▶ What you have to do:
Leave out every picture. Copy exactly the lines from the one holding "Generate a web" through the one holding "const titleLines = ['Gedragspatronen".
## START Dataset entries
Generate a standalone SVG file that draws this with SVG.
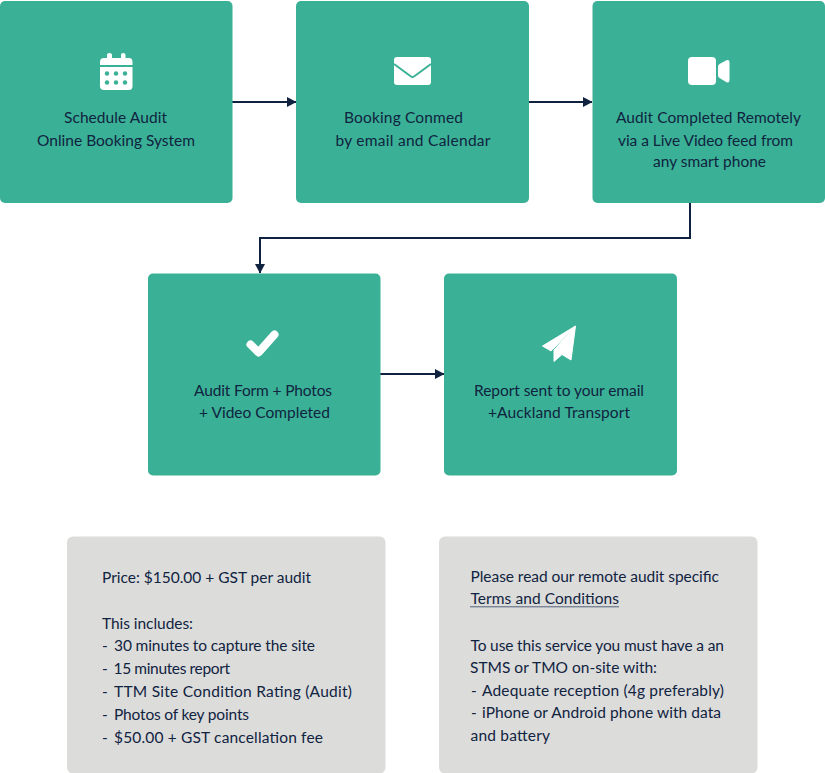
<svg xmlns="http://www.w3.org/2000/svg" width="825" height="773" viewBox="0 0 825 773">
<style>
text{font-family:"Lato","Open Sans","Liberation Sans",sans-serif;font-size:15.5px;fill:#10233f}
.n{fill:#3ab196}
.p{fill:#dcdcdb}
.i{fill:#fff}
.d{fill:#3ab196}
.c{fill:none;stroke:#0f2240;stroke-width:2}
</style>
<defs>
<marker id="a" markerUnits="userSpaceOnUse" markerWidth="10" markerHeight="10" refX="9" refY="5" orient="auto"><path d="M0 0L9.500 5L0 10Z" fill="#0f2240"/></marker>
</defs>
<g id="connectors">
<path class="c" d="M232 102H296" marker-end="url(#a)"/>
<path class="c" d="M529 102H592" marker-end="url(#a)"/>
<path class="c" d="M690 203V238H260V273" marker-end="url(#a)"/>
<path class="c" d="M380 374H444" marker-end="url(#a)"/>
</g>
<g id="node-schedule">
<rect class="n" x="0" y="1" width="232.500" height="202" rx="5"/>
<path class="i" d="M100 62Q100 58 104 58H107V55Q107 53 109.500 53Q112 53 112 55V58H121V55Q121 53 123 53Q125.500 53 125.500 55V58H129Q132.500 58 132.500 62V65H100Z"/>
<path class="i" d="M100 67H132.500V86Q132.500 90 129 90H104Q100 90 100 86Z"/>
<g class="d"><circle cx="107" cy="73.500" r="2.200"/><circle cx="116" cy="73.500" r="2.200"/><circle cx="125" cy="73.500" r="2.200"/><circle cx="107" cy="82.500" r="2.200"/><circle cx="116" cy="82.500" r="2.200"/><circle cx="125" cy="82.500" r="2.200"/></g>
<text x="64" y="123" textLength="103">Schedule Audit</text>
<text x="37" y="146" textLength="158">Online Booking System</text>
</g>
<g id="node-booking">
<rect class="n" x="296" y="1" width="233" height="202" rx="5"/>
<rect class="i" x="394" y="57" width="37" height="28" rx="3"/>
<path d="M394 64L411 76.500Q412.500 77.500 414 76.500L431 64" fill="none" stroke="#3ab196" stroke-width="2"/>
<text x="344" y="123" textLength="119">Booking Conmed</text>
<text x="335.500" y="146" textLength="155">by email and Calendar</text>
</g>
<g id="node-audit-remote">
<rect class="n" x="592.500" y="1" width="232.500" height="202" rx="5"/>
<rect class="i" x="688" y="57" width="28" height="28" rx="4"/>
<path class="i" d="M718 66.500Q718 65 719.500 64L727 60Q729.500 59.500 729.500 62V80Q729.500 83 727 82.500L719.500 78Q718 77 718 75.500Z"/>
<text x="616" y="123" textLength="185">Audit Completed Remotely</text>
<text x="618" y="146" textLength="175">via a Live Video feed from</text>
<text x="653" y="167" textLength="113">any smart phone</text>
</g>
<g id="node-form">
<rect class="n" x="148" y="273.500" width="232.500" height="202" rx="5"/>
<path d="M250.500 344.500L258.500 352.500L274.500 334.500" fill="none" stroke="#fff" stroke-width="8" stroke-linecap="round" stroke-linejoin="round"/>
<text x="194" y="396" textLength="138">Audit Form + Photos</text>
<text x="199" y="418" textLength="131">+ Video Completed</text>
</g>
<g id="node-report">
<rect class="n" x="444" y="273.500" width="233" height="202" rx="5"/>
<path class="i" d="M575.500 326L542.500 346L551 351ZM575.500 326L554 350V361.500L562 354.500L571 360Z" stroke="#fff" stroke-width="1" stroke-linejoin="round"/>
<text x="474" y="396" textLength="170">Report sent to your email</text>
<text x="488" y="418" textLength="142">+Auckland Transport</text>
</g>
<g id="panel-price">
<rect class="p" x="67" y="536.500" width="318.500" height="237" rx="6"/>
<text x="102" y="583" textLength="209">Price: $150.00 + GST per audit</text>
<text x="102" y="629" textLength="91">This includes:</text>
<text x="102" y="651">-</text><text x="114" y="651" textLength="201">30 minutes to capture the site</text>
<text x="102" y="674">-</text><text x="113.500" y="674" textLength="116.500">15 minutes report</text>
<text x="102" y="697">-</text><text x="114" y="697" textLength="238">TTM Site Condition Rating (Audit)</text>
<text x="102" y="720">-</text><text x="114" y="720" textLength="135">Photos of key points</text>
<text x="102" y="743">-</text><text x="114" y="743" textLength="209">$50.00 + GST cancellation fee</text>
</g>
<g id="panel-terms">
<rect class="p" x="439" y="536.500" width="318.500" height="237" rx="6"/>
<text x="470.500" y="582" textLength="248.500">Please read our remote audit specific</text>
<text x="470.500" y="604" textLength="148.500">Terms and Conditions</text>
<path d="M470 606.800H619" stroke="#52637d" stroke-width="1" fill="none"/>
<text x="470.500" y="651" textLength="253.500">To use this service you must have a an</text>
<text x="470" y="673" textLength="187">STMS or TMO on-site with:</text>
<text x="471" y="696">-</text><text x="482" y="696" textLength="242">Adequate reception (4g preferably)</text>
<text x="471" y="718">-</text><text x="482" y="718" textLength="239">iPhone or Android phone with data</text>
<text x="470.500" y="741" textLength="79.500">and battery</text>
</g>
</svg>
## END Dataset entries
## START Dataset entries
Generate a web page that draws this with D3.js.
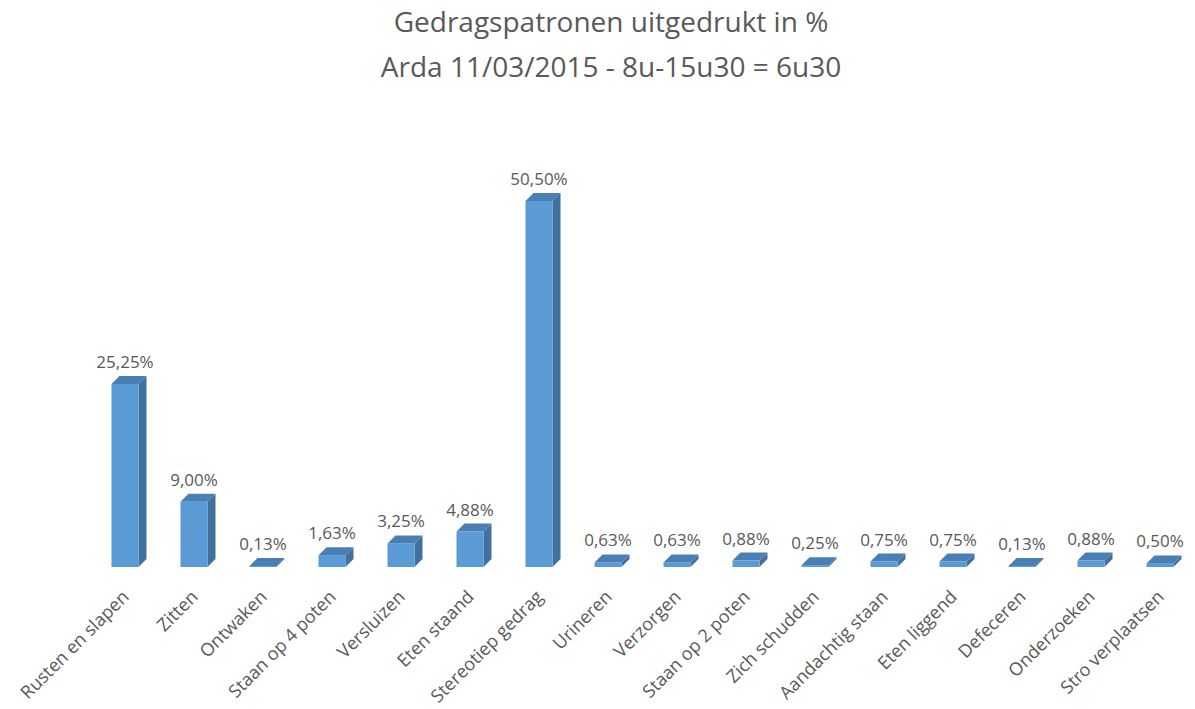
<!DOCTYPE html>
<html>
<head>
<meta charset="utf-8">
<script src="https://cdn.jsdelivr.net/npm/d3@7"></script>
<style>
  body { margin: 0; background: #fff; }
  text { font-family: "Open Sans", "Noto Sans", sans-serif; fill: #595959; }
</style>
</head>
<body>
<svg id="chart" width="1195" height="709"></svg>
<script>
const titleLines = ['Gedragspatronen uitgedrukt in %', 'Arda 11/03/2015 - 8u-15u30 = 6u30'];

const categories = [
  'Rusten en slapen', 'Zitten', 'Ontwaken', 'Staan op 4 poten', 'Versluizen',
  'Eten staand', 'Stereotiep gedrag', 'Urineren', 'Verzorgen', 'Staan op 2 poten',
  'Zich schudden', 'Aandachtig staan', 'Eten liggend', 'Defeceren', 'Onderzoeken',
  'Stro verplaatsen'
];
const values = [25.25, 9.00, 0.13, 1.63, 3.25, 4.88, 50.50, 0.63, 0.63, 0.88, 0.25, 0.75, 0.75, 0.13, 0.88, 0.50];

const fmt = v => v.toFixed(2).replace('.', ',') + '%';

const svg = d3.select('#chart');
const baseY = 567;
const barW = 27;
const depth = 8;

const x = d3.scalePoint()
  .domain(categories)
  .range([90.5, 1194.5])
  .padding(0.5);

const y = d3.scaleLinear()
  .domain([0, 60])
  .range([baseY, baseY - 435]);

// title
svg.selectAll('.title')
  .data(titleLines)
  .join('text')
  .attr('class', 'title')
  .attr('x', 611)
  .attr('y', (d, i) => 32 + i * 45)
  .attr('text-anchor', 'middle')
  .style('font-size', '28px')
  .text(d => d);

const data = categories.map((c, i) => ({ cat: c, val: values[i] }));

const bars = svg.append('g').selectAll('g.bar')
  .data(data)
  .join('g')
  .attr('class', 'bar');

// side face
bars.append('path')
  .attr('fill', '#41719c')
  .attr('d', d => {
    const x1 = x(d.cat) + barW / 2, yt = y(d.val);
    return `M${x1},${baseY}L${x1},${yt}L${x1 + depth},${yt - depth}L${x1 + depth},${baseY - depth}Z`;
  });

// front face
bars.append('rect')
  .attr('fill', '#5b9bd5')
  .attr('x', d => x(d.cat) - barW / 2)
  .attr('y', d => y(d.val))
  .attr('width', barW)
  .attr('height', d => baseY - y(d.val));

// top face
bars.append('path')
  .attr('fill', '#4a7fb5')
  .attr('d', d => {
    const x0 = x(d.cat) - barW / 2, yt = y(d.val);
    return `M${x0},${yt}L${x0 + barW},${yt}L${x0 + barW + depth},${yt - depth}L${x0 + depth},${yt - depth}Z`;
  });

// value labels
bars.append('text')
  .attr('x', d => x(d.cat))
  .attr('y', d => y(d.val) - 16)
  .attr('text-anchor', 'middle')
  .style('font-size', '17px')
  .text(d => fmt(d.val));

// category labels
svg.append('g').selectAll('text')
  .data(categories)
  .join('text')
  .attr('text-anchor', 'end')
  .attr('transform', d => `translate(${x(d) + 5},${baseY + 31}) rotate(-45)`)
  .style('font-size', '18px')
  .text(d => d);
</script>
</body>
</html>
## END Dataset entries
▶ Full answer:
Generate a web page that draws this with D3.js.
<!DOCTYPE html>
<html>
<head>
<meta charset="utf-8">
<script src="https://cdn.jsdelivr.net/npm/d3@7"></script>
<style>
  body { margin: 0; background: #fff; }
  text { font-family: "Open Sans", "Noto Sans", sans-serif; fill: #595959; }
</style>
</head>
<body>
<svg id="chart" width="1195" height="709"></svg>
<script>
const titleLines = ['Gedragspatronen uitgedrukt in %', 'Arda 11/03/2015 - 8u-15u30 = 6u30'];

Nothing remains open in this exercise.